E invece, come nelle più classiche delle paure infondate, il periodo è stato vissuto all’interno della Comunità con una serenità al di sopra di ogni possibile previsione, sì è creata, secondo me, una strana solidarietà di gruppo assolutamente non prevedibile e che di certo non vi era prima del lock-down.
Si respirava nell’aria una sorta di tranquillità agitata, ossimero che spiega il clima presente: in bilico tra una calma di fondo e una certa preoccupazione sia del contagio che del futuro.

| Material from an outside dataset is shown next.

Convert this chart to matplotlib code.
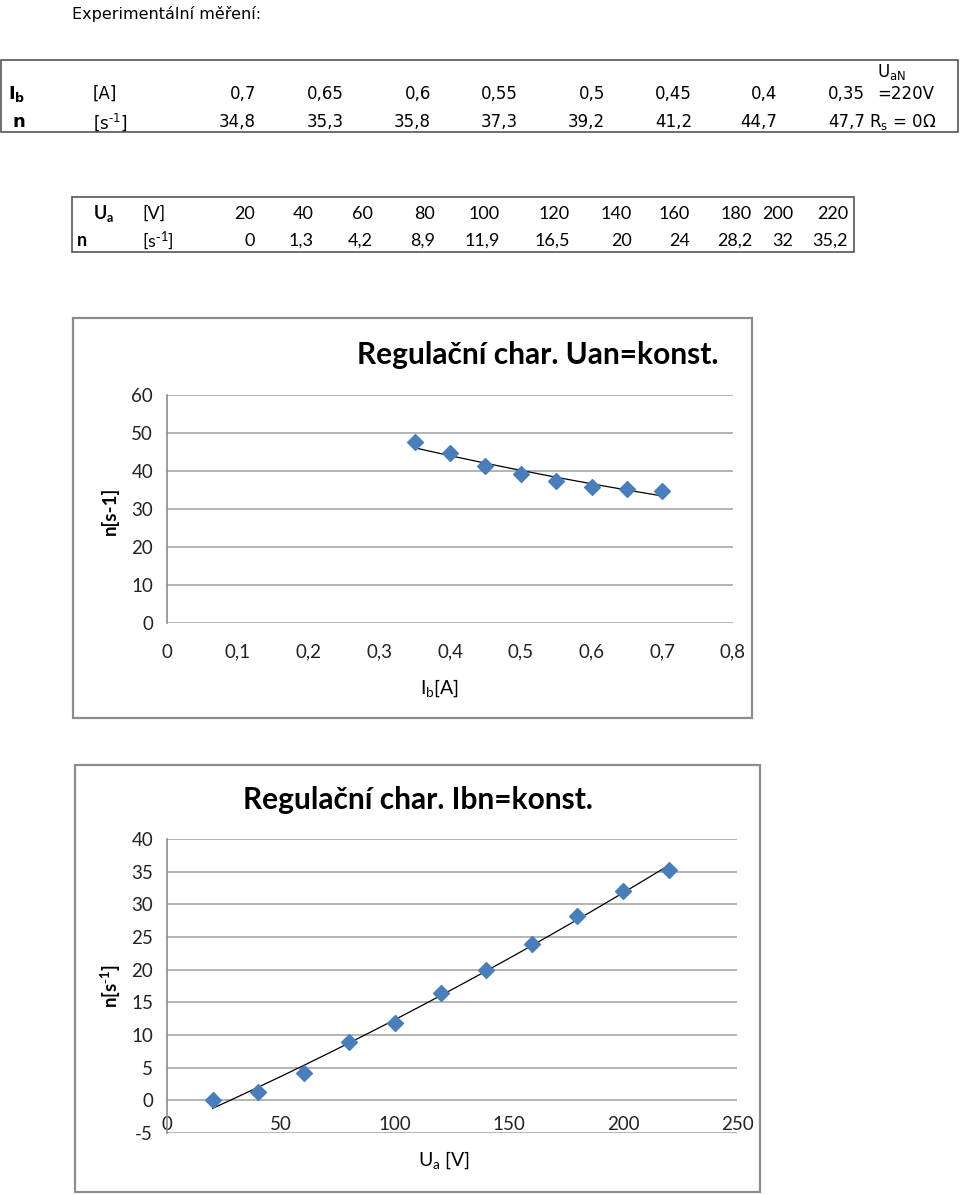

Ma tutto ciò non ha causato particolari nervosismi o conflitti, anzi ha reso il gruppo un po’ più unito sia al proprio interno che con noi educatori: ci si vedeva in qualche modo sulla stessa barca, uniti nella stessa preoccupazione del futuro.
Credo che questa situazione ci abbia reso un po’ tutti più “ uguali” al di là della divisione educatori/utenti, un po’ tutti accomunati dalle stesse preoccupazioni, favorendo maggiormente quell’empatia che la relazione di aiuto deve avere.
Questo periodo ha fatto un pò capire a tutti che nei momenti di difficoltà gli uomini hanno una particolare propensione a restare più uniti e coesi, questo non so se ha una spiegazione antropologica o psicologica o forse entrambe, so solo che quello che abbiamo vissuto ha creato da una situazione negativa un momento in qualche modo anche positivo, facendo riscoprire quei valori che sono iscritti dentro all’anima di ogni uomo al di là dei suoi problemi dei suoi vissuti o della sua estrazione socio/economica.